In May of 2014, writing in the New Republic, Kagan had a cover story titled “Superpowers Don’t Get to Retire.” It was an important critique of the Obama administration’s foreign policy. In it he outlined what he called the “cracking” and perhaps “collapsing” of the old world order established at the end of World War II when American leadership predominated, helped to keep the world stable, and prevented the Soviet empire from spreading into Western Europe. He was unhappy that Obama and the American public were retreating from the belief that the United States had a “global responsibility” to stay strong and lead the world, writing that:

Unless Americans can be led back to an understanding of their enlightened self-interest, to see again how their fate is entangled with that of the world, then the prospects for a peaceful twenty-first century in which Americans and American principles can thrive will be bleak.

It was a powerful essay.
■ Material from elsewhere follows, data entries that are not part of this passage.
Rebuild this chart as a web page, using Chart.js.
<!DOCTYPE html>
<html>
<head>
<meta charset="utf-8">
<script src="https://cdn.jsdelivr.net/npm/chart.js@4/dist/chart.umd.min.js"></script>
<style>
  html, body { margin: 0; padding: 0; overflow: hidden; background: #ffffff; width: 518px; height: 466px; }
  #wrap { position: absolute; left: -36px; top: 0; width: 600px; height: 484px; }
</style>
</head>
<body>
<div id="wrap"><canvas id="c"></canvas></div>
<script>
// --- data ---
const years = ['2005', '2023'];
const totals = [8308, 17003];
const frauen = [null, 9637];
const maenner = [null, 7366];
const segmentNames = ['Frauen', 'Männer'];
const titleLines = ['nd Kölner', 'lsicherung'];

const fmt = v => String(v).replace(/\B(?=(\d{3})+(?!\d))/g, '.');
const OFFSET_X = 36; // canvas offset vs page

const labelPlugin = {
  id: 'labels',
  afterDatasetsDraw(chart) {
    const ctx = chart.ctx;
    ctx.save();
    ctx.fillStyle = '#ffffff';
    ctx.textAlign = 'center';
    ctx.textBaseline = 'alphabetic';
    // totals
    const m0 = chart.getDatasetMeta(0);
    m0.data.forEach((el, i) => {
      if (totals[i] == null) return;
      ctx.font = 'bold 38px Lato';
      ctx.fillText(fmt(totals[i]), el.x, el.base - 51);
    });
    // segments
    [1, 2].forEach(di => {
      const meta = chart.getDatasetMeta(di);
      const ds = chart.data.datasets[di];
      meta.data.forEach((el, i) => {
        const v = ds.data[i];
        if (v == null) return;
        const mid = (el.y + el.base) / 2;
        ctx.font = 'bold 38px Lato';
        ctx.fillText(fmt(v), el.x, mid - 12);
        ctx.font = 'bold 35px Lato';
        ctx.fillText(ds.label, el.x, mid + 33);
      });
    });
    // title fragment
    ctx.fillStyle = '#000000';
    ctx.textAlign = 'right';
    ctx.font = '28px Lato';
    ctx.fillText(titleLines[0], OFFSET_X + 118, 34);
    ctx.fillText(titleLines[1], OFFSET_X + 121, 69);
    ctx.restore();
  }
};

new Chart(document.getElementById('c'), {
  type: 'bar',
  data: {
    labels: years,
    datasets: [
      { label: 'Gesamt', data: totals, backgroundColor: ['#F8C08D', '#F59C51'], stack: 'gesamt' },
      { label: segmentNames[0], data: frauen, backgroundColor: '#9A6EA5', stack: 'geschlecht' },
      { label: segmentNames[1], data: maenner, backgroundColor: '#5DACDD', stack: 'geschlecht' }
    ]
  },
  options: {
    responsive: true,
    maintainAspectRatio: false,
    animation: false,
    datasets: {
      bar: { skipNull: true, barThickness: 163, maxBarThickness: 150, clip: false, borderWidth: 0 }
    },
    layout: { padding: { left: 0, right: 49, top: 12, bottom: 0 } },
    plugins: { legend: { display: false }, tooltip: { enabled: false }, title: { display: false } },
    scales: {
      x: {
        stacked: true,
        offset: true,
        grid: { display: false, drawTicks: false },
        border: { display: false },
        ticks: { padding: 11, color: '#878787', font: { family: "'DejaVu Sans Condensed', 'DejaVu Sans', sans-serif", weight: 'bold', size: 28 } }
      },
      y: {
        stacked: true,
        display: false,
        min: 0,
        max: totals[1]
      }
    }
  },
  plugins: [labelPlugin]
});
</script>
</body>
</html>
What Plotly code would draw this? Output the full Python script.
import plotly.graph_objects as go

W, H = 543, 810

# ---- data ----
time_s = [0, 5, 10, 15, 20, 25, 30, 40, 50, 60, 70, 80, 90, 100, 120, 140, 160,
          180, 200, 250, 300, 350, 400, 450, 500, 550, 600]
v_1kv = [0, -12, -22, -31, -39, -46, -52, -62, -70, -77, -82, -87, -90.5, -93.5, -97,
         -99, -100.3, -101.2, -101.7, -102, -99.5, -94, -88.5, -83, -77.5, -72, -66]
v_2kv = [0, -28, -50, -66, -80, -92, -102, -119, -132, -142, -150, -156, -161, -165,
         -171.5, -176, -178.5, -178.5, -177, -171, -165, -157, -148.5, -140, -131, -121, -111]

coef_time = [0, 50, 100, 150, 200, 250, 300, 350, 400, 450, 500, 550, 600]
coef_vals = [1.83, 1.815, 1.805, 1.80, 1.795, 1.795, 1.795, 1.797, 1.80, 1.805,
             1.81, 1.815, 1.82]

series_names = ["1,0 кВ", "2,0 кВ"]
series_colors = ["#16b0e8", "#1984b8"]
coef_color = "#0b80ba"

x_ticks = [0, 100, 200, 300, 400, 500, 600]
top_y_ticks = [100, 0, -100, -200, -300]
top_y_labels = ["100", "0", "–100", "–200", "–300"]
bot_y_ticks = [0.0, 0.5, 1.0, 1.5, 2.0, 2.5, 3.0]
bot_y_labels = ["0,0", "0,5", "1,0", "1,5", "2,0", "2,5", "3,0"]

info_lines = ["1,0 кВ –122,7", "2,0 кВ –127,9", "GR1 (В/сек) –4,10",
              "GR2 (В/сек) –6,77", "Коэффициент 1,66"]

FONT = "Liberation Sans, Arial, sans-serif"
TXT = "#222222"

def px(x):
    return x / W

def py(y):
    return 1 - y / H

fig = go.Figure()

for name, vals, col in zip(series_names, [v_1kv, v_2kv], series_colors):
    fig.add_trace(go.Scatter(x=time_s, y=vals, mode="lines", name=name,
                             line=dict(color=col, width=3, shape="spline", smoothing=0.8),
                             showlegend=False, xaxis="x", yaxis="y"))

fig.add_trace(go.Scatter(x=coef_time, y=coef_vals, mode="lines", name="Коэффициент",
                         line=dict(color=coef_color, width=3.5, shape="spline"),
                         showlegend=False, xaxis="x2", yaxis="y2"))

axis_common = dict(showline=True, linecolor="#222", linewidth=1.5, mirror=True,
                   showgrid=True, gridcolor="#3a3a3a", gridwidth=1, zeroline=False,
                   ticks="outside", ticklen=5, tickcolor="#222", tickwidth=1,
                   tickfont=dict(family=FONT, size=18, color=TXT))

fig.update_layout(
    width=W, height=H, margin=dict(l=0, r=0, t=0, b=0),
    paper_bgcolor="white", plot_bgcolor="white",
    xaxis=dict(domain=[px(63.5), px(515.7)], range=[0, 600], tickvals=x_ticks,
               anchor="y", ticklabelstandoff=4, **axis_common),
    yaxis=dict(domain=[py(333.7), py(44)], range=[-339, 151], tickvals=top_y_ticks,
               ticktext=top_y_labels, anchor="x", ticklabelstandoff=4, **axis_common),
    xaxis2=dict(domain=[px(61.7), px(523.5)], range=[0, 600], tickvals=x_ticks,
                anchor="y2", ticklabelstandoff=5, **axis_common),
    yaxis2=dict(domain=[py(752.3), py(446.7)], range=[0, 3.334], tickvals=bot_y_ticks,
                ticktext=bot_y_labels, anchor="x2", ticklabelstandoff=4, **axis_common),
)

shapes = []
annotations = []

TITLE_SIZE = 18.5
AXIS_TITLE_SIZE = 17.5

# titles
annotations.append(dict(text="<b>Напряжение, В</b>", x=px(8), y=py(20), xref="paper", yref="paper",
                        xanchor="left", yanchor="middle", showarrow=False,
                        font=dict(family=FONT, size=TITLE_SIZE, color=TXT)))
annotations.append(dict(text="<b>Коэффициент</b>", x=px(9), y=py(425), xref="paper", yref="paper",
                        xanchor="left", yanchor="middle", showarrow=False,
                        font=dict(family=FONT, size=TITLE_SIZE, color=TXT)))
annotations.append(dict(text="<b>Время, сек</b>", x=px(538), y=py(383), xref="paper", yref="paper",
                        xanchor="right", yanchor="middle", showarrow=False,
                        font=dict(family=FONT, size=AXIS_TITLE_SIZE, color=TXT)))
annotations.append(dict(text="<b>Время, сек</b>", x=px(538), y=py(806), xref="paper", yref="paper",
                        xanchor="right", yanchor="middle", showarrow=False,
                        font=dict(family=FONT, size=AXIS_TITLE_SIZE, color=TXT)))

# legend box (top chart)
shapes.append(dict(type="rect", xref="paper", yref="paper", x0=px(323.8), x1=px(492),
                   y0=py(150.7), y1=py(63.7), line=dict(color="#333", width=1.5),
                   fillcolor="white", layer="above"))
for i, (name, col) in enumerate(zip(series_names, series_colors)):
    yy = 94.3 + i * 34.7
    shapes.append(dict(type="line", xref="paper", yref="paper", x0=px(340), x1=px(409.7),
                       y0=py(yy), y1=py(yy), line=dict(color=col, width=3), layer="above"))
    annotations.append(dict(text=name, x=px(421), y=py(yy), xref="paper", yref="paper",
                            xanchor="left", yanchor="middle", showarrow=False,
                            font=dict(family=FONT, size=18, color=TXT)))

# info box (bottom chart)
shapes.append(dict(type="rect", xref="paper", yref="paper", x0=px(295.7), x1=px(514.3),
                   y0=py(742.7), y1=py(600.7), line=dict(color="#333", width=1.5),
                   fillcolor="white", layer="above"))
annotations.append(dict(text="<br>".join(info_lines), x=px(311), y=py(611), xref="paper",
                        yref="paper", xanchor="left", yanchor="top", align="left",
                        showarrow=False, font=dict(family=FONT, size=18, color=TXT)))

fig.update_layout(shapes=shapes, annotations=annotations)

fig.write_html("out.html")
After a forum where he discussed his article, I asked him if he thought it would have any influence on the president. He replied that he hoped so, but he doubted it. He was right to have that fear.

The New York  Times ran a feature story about the article, noting Kagan’s hope that it might spark an “interventionist revival.” Kagan’s article was read at the White House, and soon after Obama gave a speech at West Point in which the president presented a “narrower vision for American force in world affairs.” Obama’s speech confirmed to many observers that this was the president’s rebuttal to Kagan.

The article’s author, Jason Horowitz, also noted that Kagan referred to himself as a “liberal interventionist.”

The article also gave us a hint of Kagan’s relationship with Hillary Clinton, so that it should come as no surprise that today, he would publicly endorse her for president. In 2014, he saw her as a “vessel into which many interventionists are pouring their hopes.” It also revealed that Kagan served with a group of bipartisan foreign policy intellectuals who advised her at the State Department, where his wife Victoria Nuland worked under Clinton as an assistant secretary of state. As for Clinton, he told the Times, “I feel comfortable with her on foreign policy.”

The Times immediately followed up with another article by the editor of The National Interest, Jacob Heilbrunn, a fierce opponent of neo-conservatives and interventionism. He said Kagan and Secretary of State Clinton would be a perfect fit:

Mrs. Clinton voted for the Iraq war; supported sending arms to Syrian rebels’ likened Russia’s president, Vladimir V. Putin, to Adolf Hitler; wholeheartedly backs Israel; and stresses the importance of promoting democracy.